A grubby, low-ceilinged sweatbox, the Garage is the kind of venue that defies bands to make dramatic entrances. So full marks to Secret Machines for effort: blue lights strafe the tiny stage, an ominous chord is struck, strobes go off and three lanky figures pick their way through dry ice. The effect is rather like a spacecraft landing in a kebab shop.
Their entrance serves notice that the Texan trio have ambitions beyond the confines of a small club, even one buzzing with the news that several members of the Arctic Monkeys are in the audience. But even the presence of Britain's most hotly tipped band cannot dwarf the Secret Machines' sound, which is immense. It clearly belongs somewhere rather more expansive than here.

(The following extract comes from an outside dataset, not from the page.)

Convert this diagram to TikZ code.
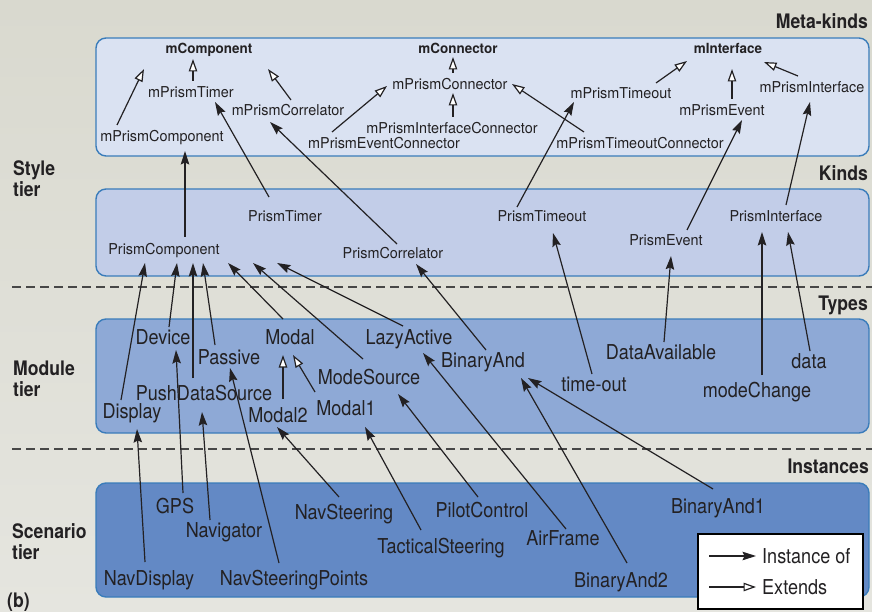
\documentclass[tikz,border=0pt]{standalone}
\usepackage{fontspec}
\setmainfont[FakeStretch=0.88]{TeX Gyre Heros}
\newfontfamily\kindfont[FakeStretch=0.96]{TeX Gyre Heros}
\usepackage{tikz}
\usetikzlibrary{
  arrows.meta,
  calc,         % Calculations $...$
}
\definecolor{paper}{RGB}{217,217,207}
\definecolor{paperlow}{RGB}{229,229,223}
\definecolor{tierline}{RGB}{58,124,186}
\definecolor{metafill}{RGB}{218,226,242}
\definecolor{kindfill}{RGB}{194,205,232}
\definecolor{typefill}{RGB}{142,169,214}
\definecolor{instfill}{RGB}{99,137,197}
\definecolor{ink}{RGB}{35,33,35}
\def\myrad{10pt}
\newcommand{\instof}[4]{\draw[instance] ($(#1)+(#2)$) -- ($(#3)+(#4)$);}
\newcommand{\extof}[4]{\draw[extends] ($(#1)+(#2)$) -- ($(#3)+(#4)$);}
\tikzset{
  my tier/.style={
    draw=tierline,
    line width=1.4pt,
    rounded corners=\myrad
  },
  my split/.style={
    draw=black!72,
    line width=1.3pt,
    dash pattern=on 9pt off 5pt
  },
  my heading/.style={
    font=\bfseries\fontsize{20}{21}\selectfont,
    text=ink,
    inner sep=0pt,
    align=left
  },
  my kind/.style={
    font=\kindfont\fontsize{15}{18}\selectfont,
    text=ink,
    inner sep=0pt,
    text height=10.8pt,
    text depth=0pt
  },
  my meta/.style={
    my kind,
    font=\kindfont\bfseries\fontsize{14}{17}\selectfont,
    text height=10pt
  },
  my type/.style={
    font=\fontsize{20.5}{24}\selectfont,
    text=ink,
    inner sep=0pt,
    text height=14.7pt,
    text depth=0pt
  },
  instance/.style={
    draw=ink,
    line width=1.2pt,
    -{Stealth[length=13.5pt,width=8.5pt,inset=2pt]}
  },
  extends/.style={
    draw=ink,
    line width=1.2pt,
    -{Triangle[length=12.5pt,width=8.5pt,fill=white]}
  }
}

\begin{document}
\begin{tikzpicture}[x=1pt,y=-1pt]
\useasboundingbox (0,0) rectangle (872,612);
\shade[top color=paper,bottom color=paperlow] (0,0) rectangle (872,612);

% tiers
\draw[my tier,fill=metafill] (96,38)  rectangle (869,156);
\draw[my tier,fill=kindfill] (96,189) rectangle (869,276);
\draw[my tier,fill=typefill] (96,319) rectangle (869,433);
\draw[my tier,fill=instfill] (96,483) rectangle (869,597);
\draw[my split] (12,287) -- (872,287);
\draw[my split] (12,449) -- (872,449);

\node[my heading,anchor=east,text height=14.4pt,text depth=0pt] (hMeta)  at (868,21)  {Meta-kinds};
\node[my heading,anchor=east,text height=14.4pt,text depth=0pt] (hKinds) at (868,173) {Kinds};
\node[my heading,anchor=east,text height=14.4pt,text depth=0pt] (hTypes) at (868,303) {Types};
\node[my heading,anchor=east,text height=14.4pt,text depth=0pt] (hInst)  at (869,466) {Instances};
\node[my heading,anchor=north west] (tStyle)    at (13,160) {Style\\tier};
\node[my heading,anchor=north west] (tModule)   at (13,361) {Module\\tier};
\node[my heading,anchor=north west] (tScenario) at (12,523) {Scenario\\tier};
\node[my heading,anchor=west,text height=14.4pt,text depth=0pt] (panel) at (7,600) {(b)};

% meta-kinds
\node[my meta] (mComponent) at (209,49) {mComponent};
\node[my meta] (mConnector) at (458,49) {mConnector};
\node[my meta] (mInterface) at (728,49) {mInterface};
\node[my kind] (mPrismTimer)              at (191,92)  {mPrismTimer};
\node[my kind] (mPrismCorrelator)         at (288,110) {mPrismCorrelator};
\node[my kind] (mPrismComponent)          at (162,136) {mPrismComponent};
\node[my kind] (mPrismConnector)          at (450,84)  {mPrismConnector};
\node[my kind] (mPrismInterfaceConnector) at (452,128) {mPrismInterfaceConnector};
\node[my kind] (mPrismEventConnector)     at (384,143) {mPrismEventConnector};
\node[my kind] (mPrismTimeout)            at (621,93)  {mPrismTimeout};
\node[my kind] (mPrismEvent)              at (722,110) {mPrismEvent};
\node[my kind] (mPrismInterface)          at (812,87)  {mPrismInterface};
\node[my kind] (mPrismTimeoutConnector)   at (640,143) {mPrismTimeoutConnector};

% kinds
\node[my kind] (PrismComponent)  at (164,249) {PrismComponent};
\node[my kind] (PrismTimer)      at (285,216) {PrismTimer};
\node[my kind] (PrismCorrelator) at (393,253) {PrismCorrelator};
\node[my kind] (PrismTimeout)    at (542,216) {PrismTimeout};
\node[my kind] (PrismEvent)      at (666,240) {PrismEvent};
\node[my kind] (PrismInterface)  at (776,216) {PrismInterface};

% types
\node[my type] (Device)         at (163,337) {Device};
\node[my type] (Passive)        at (229,357) {Passive};
\node[my type] (Modal)          at (290,337) {Modal};
\node[my type] (LazyActive)     at (409,337) {LazyActive};
\node[my type] (BinaryAnd)      at (483,360) {BinaryAnd};
\node[my type] (ModeSource)     at (369,377) {ModeSource};
\node[my type] (PushDataSource) at (204,393) {PushDataSource};
\node[my type] (Display)        at (132,411) {Display};
\node[my type] (Modal2)         at (278,415) {Modal2};
\node[my type] (Modal1)         at (346,408) {Modal1};
\node[my type] (timeout)        at (594,384) {time-out};
\node[my type] (DataAvailable)  at (661,352) {DataAvailable};
\node[my type] (modeChange)     at (757,390) {modeChange};
\node[my type] (data)           at (809,361) {data};

% instances
\node[my type] (GPS)               at (175,506) {GPS};
\node[my type] (Navigator)         at (224,530) {Navigator};
\node[my type] (NavSteering)       at (344,512) {NavSteering};
\node[my type] (PilotControl)      at (482,510) {PilotControl};
\node[my type] (TacticalSteering)  at (441,546) {TacticalSteering};
\node[my type] (AirFrame)          at (563,538) {AirFrame};
\node[my type] (BinaryAndOne)      at (718,506) {BinaryAnd1};
\node[my type] (BinaryAndTwo)      at (621,580) {BinaryAnd2};
\node[my type] (NavDisplay)        at (149,578) {NavDisplay};
\node[my type] (NavSteeringPoints) at (294,578) {NavSteeringPoints};

% extends, meta tier
\extof{mPrismTimer}{2,-11}{mComponent}{-16,10}
\extof{mPrismComponent}{-45,-11}{mComponent}{-65,20}
\extof{mPrismCorrelator}{3,-10}{mComponent}{59,20}
\extof{mPrismEventConnector}{-52,-11}{mPrismConnector}{-63,2}
\extof{mPrismConnector}{3,-11}{mConnector}{-5,8}
\extof{mPrismInterfaceConnector}{1,-11}{mPrismConnector}{3,9}
\extof{mPrismTimeoutConnector}{-56,-11}{mPrismConnector}{62,0}
\extof{mPrismTimeout}{35,-10}{mInterface}{-41,12}
\extof{mPrismEvent}{10,-11}{mInterface}{4,20}
\extof{mPrismInterface}{-14,-11}{mInterface}{36,13}

% kinds -> meta-kinds
\instof{PrismComponent}{21,-12}{mPrismComponent}{23,15}
\instof{PrismTimer}{-16,-19}{mPrismTimer}{24,10}
\instof{PrismCorrelator}{4,-9}{mPrismCorrelator}{-18,12}
\instof{PrismTimeout}{-25,-9}{mPrismTimeout}{-47,9}
\instof{PrismEvent}{21,-10}{mPrismEvent}{20,10}
\instof{PrismInterface}{10,-11}{mPrismInterface}{-2,15}

% types -> kinds
\instof{Display}{-11,-11}{PrismComponent}{-19,14}
\instof{Device}{6,-10}{PrismComponent}{13,14}
\instof{PushDataSource}{-11,-15}{PrismComponent}{29,14}
\instof{Passive}{-14,-12}{PrismComponent}{39,14}
\instof{Modal}{-7,-18}{PrismComponent}{64,14}
\instof{ModeSource}{-6,-18}{PrismComponent}{89,14}
\instof{LazyActive}{-6,-11}{PrismComponent}{113,14}
\instof{BinaryAnd}{3,-10}{PrismCorrelator}{23,11}
\instof{timeout}{-2,-10}{PrismTimeout}{11,17}
\instof{DataAvailable}{3,-10}{PrismEvent}{5,16}
\instof{modeChange}{5,-15}{PrismInterface}{-14,16}
\instof{data}{1,-10}{PrismInterface}{12,16}
\extof{Modal2}{5,-16}{Modal}{-7,18}
\extof{Modal1}{-31,-16}{Modal}{3,18}

% instances -> types
\instof{NavDisplay}{-4,-16}{Display}{5,18}
\instof{GPS}{8,-13}{Device}{13,13}
\instof{Navigator}{-14,-10}{PushDataSource}{-2,19}
\instof{NavSteeringPoints}{-15,-15}{Passive}{1,11}
\instof{NavSteering}{-5,-15}{Modal2}{-1,12}
\instof{TacticalSteering}{-20,-16}{Modal1}{19,19}
\instof{PilotControl}{-4,-13}{ModeSource}{29,17}
\instof{AirFrame}{3,-9}{LazyActive}{14,16}
\instof{BinaryAndTwo}{6,-17}{BinaryAnd}{38,18}
\instof{BinaryAndOne}{-5,-17}{BinaryAnd}{45,18}

% legend
\draw[fill=white,draw=black,line width=1.5pt] (698,534) rectangle (863,609);
\node[my type,anchor=west] (instLbl) at (762,556) {Instance of};
\node[my type,anchor=west] (extLbl)  at (762,587) {Extends};
\coordinate (instKey) at (709,556);
\coordinate (extKey)  at (709,587);
\draw[instance] (instKey) -- ([xshift=-6pt]instLbl.west);
\draw[extends]  (extKey)  -- ([xshift=-6pt]extLbl.west);
\end{tikzpicture}
\end{document}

That somewhere, however, may be less Glastonbury at sunset and more the Wembley Empire Pool, soundtracking King Arthur on Ice. The splash-and-thud approach of drummer Josh Garza recalls the Flaming Lips, but otherwise the band's influences are firmly rooted in the period when psychedelia was mutating into progressive rock: the post-Syd Barrett Pink Floyd, the keyboard arpeggios and aggressive dynamics of Who's Next, the relentless pulse of krautrock. Plundering that era means walking a tightrope between thrilling experimentation and indulgence. Secret Machines certainly have the odd wobble. I Hate Pretending concludes with something that sounds suspiciously like a drum solo. The venue is so packed, it's hard to see who's playing keyboards, but the more declamatory passages provoke the worry that he might be wearing a cape.
More often, however, their influences coalesce into something disorientating and dangerously exciting. At full pelt, as on the harmony-laden Sad and Lonely, it occasionally feels less like listening to music than like trying to keep your balance in the middle of a gale. The audience seem suitably blown away.